4 novembre 2019
Le proteste sono iniziate nella capitale, Santiago, come azione di disobbedienza civile per l’aumento del costo del biglietto dei mezzi di trasporto, da parte di alcuni studenti, in particolare del Instituto Nacional. Inizialmente l’invito era bloccare i tornelli della metro, permettendo ai passeggeri di salire senza pagare, per manifestare il proprio dissenso nei confronti delle recenti modifiche del tariffario dei trasporti, ultima goccia di una serie di politiche giudicate ingiuste e “contro il popolo”. A questa manifestazione pacifica, a cui con il passare dei giorni si sono unite sempre più persone, le forze dell’ordine hanno reagito fin da subito attuando una repressione esageratamente violenta nel tentativo inutile di bloccare le proteste. L’esalation di tensione ha portato nel giro di pochi giorni, a violenti scontri tra manifestatnti e polizia.
“ E’ stata una protesta lenta, che è cresciuta gradualmente (…) che peró non ha avuto che due risposte: tecnocrazia e repressione. Gli esperti hanno definito le tariffe, le forze speciali le hanno fatte compiere”
– Daniel Matamala – La Tercera
Nel frattempo anche in altre città la popolazione ha iniziato a mobilitarsi, espandendo la protesta a tutto il territorio nazionale, e domenica 20 Ottobre, giorno successivo alla mobilizzazione generale, il giornale “El Centro” di Talca, città del centro del Cile, scriveva:
“(…) In questo punto gli agenti si avvicinano ad un gruppo di giovani che si trovavano vicino ad una camionetta dei carabinieri e, all’improvviso, la marcia – nella quale partecipavano famiglie con bambini – cominciò a essere dispersa con bombe lacrimogene. Questa risposta dei carabinieri ha fatto esplodere la violenza dei manifestanti ”

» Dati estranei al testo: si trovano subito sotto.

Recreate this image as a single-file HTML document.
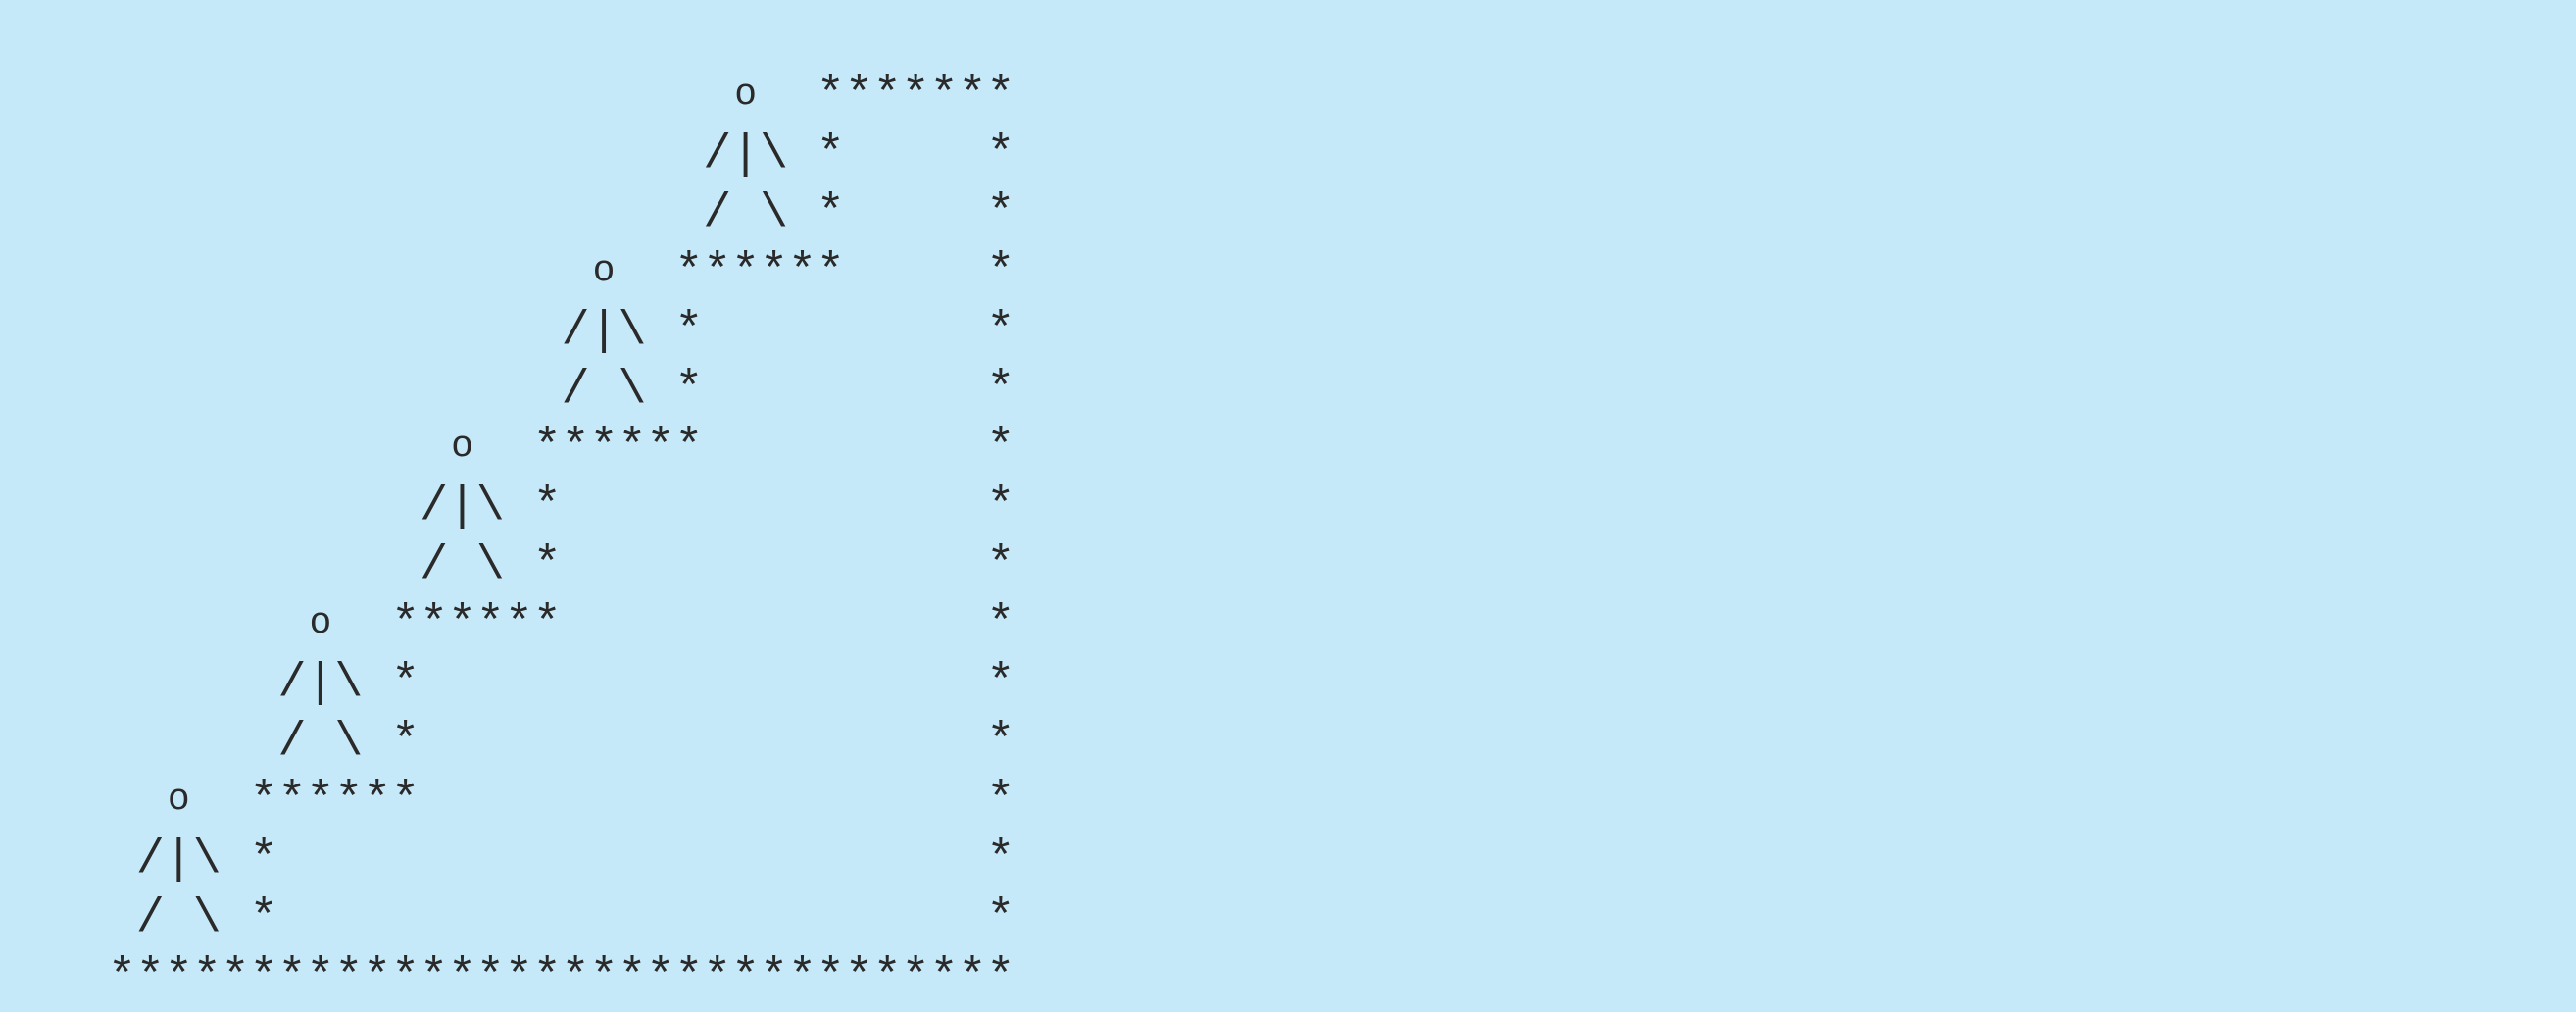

Nella stessa sera di Talca, a Valdivia, nel sud del Cile, si assiste ad una scena molto simile. Migliaia di persone si riuniscono nella piazza principale per manifestare. Ci sono studenti, lavoratori, anziani e famiglie con bambini che attraverso i cacerolazos – maniera di protestare caratteristica del Cile e più in generale del Sud America – e i canti cercano di far sentire la propria voce in maniera pacifica, tanto che a tratti sembra un giorno di festa. A lato della manifestazione appare una bandiera enorme del Cile trasportata da alcuni ragazzi, probabilmente studenti, che cattura l’attenzione di tutti. D’improvviso, senza alcuna motivazione, un getto d’acqua viene spruzzato dalla camionetta dei carabinieri sulla folla, seguito dal lancio di bombe fumogene. Le persone scappano ai lati della piazza, i genitori cercano di proteggere i bambini, per impedire che vengano schiacciati dalla folla: esplode la rabbia e iniziano le barricate, gli scontri e la violenza. Alla fine si conteranno alcuni feriti oltre alla distruzione di banche, farmacie, Mcdonald’s, casinó e vari danni alle opere pubbliche.
Leggendo i quotidiani delle diverse città, gli avvenimenti degli ultimi giorni sembrano tutti accomunati da una rapida escalation di violenza durante manifestazioni, fino a quel momento pacifiche.
Sorgono quindi spontanee alcune domande: tutta questa violenza tra manifestanti e forze dell’ordine si sarebbe potuta evitare in un qualche modo? E quando è necessario che lo Stato, per cercare di far rientrare queste proteste, impugni l’arma della violenza (sempre che in alcuni casi lo sia)?